Accompanied by a furious performance by Ed Norton, Michael Keaton is truly at his best in this film, always on his toes, keeping viewers on the edge, wondering what exactly is going on in his mind. The physicality of these two actors, particularly when they share the screen, is incredible and it has been a long time that I found a pair of actors such a magnetic watch. Norton ready to explode at any moment, conjuring up memories of “Fight Club,” and Keaton ready to kick his ass into the next waste bin any moment. This is pure cinema gold. These are moments that define the word “classic.”

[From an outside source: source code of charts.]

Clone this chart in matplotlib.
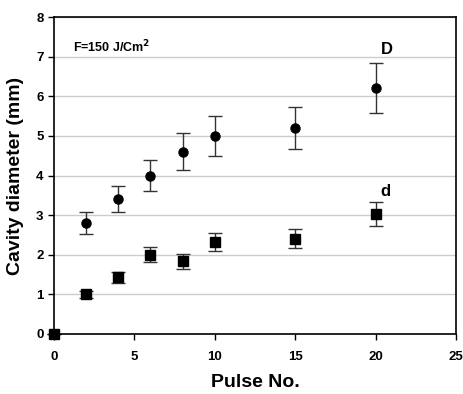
import numpy as np
import matplotlib
matplotlib.use('Agg')
import matplotlib.pyplot as plt

plt.rcParams['font.family'] = 'Liberation Sans'
plt.rcParams['font.weight'] = 'bold'

# big cavity diameter D
pulses_D = [2, 4, 6, 8, 10, 15, 20]
D_mean = [2.8, 3.4, 4.0, 4.6, 5.0, 5.2, 6.2]
D_err = [0.28, 0.33, 0.4, 0.47, 0.5, 0.52, 0.63]

# small cavity diameter d
pulses_d = [0, 2, 4, 6, 8, 10, 15, 20]
d_mean = [0.0, 1.0, 1.43, 2.0, 1.83, 2.32, 2.4, 3.02]
d_err = [0.0, 0.08, 0.14, 0.19, 0.19, 0.23, 0.24, 0.3]

fig = plt.figure(figsize=(4.64, 3.94), dpi=100)
ax = fig.add_axes([54/464, 1-334/394, (456-54)/464, (334-17)/394])

ax.grid(axis='y', color='#cccccc', linewidth=1)
ax.set_axisbelow(True)

ax.errorbar(pulses_D, D_mean, yerr=D_err, fmt='o', color='black', ms=6.5,
            ecolor='#333333', elinewidth=1, capsize=5, capthick=1, clip_on=False)
ax.errorbar(pulses_d, d_mean, yerr=d_err, fmt='s', color='black', ms=6.5,
            ecolor='#333333', elinewidth=1, capsize=5, capthick=1, clip_on=False)

ax.text(20.3, 7.0, 'D', fontsize=12, fontweight='bold', va='bottom')
ax.text(20.3, 3.4, 'd', fontsize=12, fontweight='bold', va='bottom')
ax.text(1.2, 7.12, 'F=150 J/Cm$^\\mathbf{2}$', fontsize=9, fontweight='bold')

ax.set_xlim(0, 25)
ax.set_ylim(0, 8)
ax.set_xticks([0, 5, 10, 15, 20, 25])
ax.set_yticks(range(0, 9))
ax.tick_params(axis='both', labelsize=9.5, direction='out', length=4, width=1)
ax.tick_params(axis='x', pad=8)
for lab in ax.get_xticklabels() + ax.get_yticklabels():
    lab.set_fontweight('bold')

ax.set_xlabel('Pulse No.', fontsize=14, fontweight='bold', labelpad=8)
ax.set_ylabel('Cavity diameter (mm)', fontsize=14, fontweight='bold', labelpad=9)

for s in ax.spines.values():
    s.set_linewidth(1.2)

fig.savefig('out.png', dpi=100)
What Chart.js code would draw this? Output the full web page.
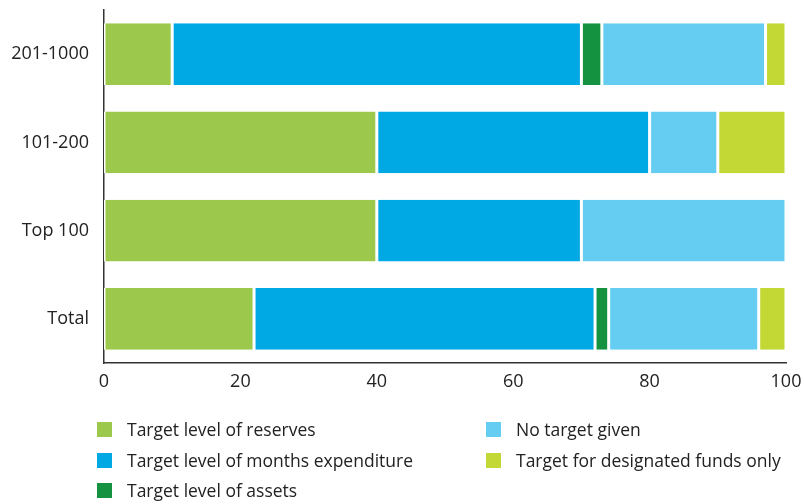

Meanwhile Iñárritu manages to blur the lines between reality and fantasy and often you will ask yourself, what is real and what is imagined. Is Riggan really floating in mid-air in his undies in the film’s opening shot? Does he really possess superpowers, or is it perhaps all just his imagination… a nervous breakdown, perhaps… or even impending madness? Iñárritu is daring in his approach, often opting for artistic visualization, completely breaking the Hollywood stereotypes and formulas. He breaks down the story arc and allows his characters to do the unexpected. Then, as viewers recover, he hammers them with yet another surprise in the story or its presentation, rousing our emotions as we go along, getting more and more connected with the characters and their struggle.
In a word, “Birdman” is truly a masterpiece!

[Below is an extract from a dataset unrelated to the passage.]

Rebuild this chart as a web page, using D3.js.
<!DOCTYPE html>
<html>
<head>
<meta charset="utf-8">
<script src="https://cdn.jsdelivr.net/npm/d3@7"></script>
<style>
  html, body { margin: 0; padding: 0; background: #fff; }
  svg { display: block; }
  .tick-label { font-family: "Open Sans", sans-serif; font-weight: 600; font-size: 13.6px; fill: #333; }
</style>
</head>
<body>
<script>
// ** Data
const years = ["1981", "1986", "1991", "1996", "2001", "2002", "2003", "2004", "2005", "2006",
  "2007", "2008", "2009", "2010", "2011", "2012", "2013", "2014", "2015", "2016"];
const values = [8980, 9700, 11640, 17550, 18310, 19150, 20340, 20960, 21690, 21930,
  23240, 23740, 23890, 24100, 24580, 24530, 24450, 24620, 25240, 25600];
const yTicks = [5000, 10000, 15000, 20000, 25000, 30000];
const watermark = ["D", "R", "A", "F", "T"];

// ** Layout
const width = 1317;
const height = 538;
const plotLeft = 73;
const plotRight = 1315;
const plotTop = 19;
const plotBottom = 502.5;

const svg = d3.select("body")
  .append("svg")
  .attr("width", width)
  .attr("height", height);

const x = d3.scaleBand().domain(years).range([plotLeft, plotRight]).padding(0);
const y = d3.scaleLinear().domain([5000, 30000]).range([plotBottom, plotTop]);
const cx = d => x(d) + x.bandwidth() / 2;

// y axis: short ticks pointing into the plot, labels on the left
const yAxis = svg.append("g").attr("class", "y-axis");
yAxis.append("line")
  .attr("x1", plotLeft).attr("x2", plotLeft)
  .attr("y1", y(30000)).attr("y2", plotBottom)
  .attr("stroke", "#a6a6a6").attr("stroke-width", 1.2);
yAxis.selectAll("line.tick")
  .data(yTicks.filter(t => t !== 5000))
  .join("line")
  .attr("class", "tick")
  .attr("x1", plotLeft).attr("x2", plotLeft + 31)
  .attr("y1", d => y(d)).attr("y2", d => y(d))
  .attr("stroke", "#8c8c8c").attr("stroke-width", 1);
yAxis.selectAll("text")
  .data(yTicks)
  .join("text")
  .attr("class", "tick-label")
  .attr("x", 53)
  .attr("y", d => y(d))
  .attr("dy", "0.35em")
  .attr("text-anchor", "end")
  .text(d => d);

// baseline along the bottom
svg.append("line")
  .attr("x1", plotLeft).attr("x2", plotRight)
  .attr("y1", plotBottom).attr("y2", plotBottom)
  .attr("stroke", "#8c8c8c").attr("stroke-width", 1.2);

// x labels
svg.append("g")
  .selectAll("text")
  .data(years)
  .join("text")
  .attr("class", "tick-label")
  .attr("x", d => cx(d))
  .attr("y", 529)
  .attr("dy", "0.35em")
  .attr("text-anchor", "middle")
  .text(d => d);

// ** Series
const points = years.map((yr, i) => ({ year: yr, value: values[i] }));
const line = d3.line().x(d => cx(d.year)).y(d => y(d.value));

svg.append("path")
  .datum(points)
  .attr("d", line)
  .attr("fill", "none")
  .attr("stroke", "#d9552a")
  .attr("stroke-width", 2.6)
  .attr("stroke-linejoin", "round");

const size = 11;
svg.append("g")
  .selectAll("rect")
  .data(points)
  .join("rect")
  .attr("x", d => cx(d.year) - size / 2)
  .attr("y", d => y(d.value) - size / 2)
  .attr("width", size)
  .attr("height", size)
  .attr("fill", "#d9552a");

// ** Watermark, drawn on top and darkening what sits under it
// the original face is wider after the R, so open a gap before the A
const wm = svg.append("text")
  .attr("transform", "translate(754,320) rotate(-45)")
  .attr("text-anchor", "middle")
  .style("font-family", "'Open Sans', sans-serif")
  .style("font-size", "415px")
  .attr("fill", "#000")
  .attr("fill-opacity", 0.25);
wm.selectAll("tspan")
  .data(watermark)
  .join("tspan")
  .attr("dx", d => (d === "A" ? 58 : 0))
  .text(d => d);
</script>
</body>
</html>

Twentieth Century Fox Home Entertainment has released the film with a glorious 1080p high definition transfer on this Blu-Ray disc. The presentation is pristine with incredible colors. Whether it is the dimly lit backstage area of the theater, the dramatically lit stage or the outdoors, including Broadway at night, the Blu-Ray disc excels in every way. Colors never bleed and turn out to be vibrant and rich without distracting artifacts. The same is true for the transfer’s black levels. Shadows are a major component in Iñárritu’s cinematic vocabulary, and the transfer makes sure to carry it across with bravado. The image has beautiful depth and never loses detail to shadows.
Accompanied by a DTS 5.1 HD Master audio track, the Blu-Ray release also impresses in the audio department. A key component of the film’s very unique feel and atmosphere is the music. Consisting almost entirely of nothing but a jazzy drum with beautifully rhythmic grooves that perfectly syncopate the events on the screen, the sound track is as unique as the film itself and completes the experience as a whole. It is great to see that the sound mix presented on this release ensures that the drum is reproduced absolutely faithfully with even the most subtle changes in timbre intact. It is as if the drum player is sitting right there in the room with you.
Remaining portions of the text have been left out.